One day, I was given the IQ test, and the next day I was called into the Principal’s office. She frowned, and I thought, “Uh oh, what have I done now?” She gave me a lecture about how high my IQ was and what a disappointing, lazy underachiever I was. I couldn’t quite understand what she was talking about, but just sank deeper into worry. Since my IQ was high, supposedly I should be an A student. It would be years before I paid sufficient attention in school to move toward such a lofty goal.
But then, in eighth grade, my life changed forever. A short, rather hairy Italian woman in long dresses and clunky shoes smiled into my eyes, her little moustache turning upwards, and said gently, “Linda, I see how intelligent you are. In my class, I know you will do very well indeed.” In that moment, something inside me broke open. I would call it hope.
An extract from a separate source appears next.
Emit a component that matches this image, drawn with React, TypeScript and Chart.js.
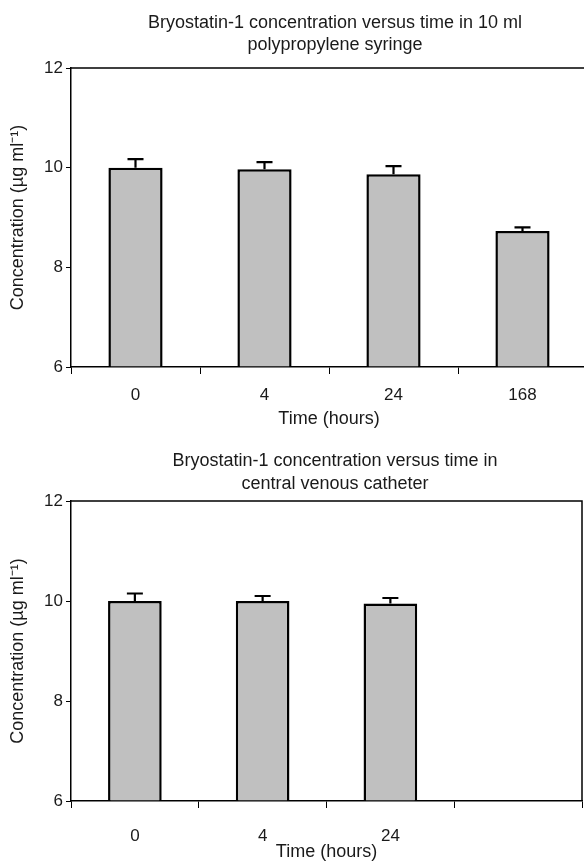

With newborn confidence, I began to try – for Mrs Palmisano’s sake. I couldn’t bear to disappoint her because she seemed to trust me. To my surprise, I started enjoying school. I became truly engaged for the first time. Perhaps without realizing it, my teacher had tapped into the secret to empowering an underachieving child – she gave me hope, courage, and confidence – three virtues that are the keys to success at any age. They led to a thirst for excellence which only grew stronger over the years. And yes, that year, I became an A student and later graduated from university with honours.
In recent years, a new concept of intelligence has emerged. Emotional Intelligence is described by Daniel Goleman and other authors as the ability to understand our emotions, name them, and then choose how to act on them, or not. It is a combination of self-awareness, self-discipline, and detachment. Studies show that people with high EI have much better mental health, exemplary job performance and more potent leadership skills. Later, Danah Zohar, Stephen Covey and Robert Emmons went on to describe Spiritual Intelligence as a more meaningful measure. It has to do with knowing what one believes in and values. It is being conscious of one’s virtues and choosing to practice them. It is a calling to give something back to the world, and giving our very best. There are two aspects of Spiritual Intelligence that resonate deeply for me:
1. The ability to sanctify everyday experience
2. The capacity to be virtuous, to act with wisdom and compassion
Every time we tap into our compassion, perform an act of kindness, or call on faith and courage to humbly receive a life lesson, we develop our intelligence quotient. Just as one teacher with one smile, in one moment of kindness changed my life, you never know when one act of yours just might change the world. So let’s all smarten up – one day, one moment, one virtuous act at a time.